One of the tasks of an administration in a region emerging from terror is the "de-terrorisation" of the society. This is not simply a question of lifting the irrational restrictions and the pervasive sense of threat that the terrorist oppressors had imposed. In Afghanistan, even the symbolic acts of men shaving off their beards and a few women venturing out tentatively without their burkhas, were crucial events in the reassertion of a freedom that had been totally surrendered. But the enslavement of a mind in terror goes much deeper than these externalities. It can only be countered by a gradual process of psychological reconstruction, a restoration of confidence in the institutions and instrumentalities of a free society, the reassertion, among the people, of their ability to think independently, to take their own decisions, and to accept responsibility for their own destinies.

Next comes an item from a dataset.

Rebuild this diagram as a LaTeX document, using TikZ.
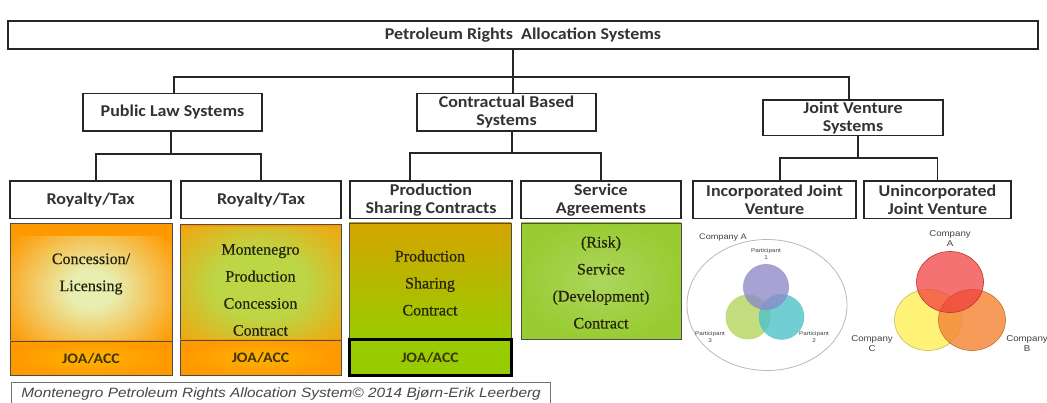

Where the conflict has not entirely ended – and it is far from over in Afghanistan – this task is even more difficult. As the tide began to turn in Punjab, we had made efforts to bring the people into the movement against terrorism. But even where there was little sympathy for the terrorist cause, there was almost insurmountable resistance. I recall the first village that eventually joined the counter-terrorism effort. It was located near Jalandhar district, and had a mixed population, as well as a number of gun licence holders. Our initial efforts to organise them into a Village Defence Committee to fight back against the marauding terrorists met with sullen and obdurate opposition. It was only through constant visits, day after day, by a group of senior police officers, that, after almost a month of ceaseless motivation, the Village decided to join in the self-protection scheme. The project was a success, and became a model that was emulated, first by surrounding villages, and later all over the State. It is this gradual and participatory restoration of faith in the institutions of governance that is the most important task in the reconstruction of a society ravaged by terror.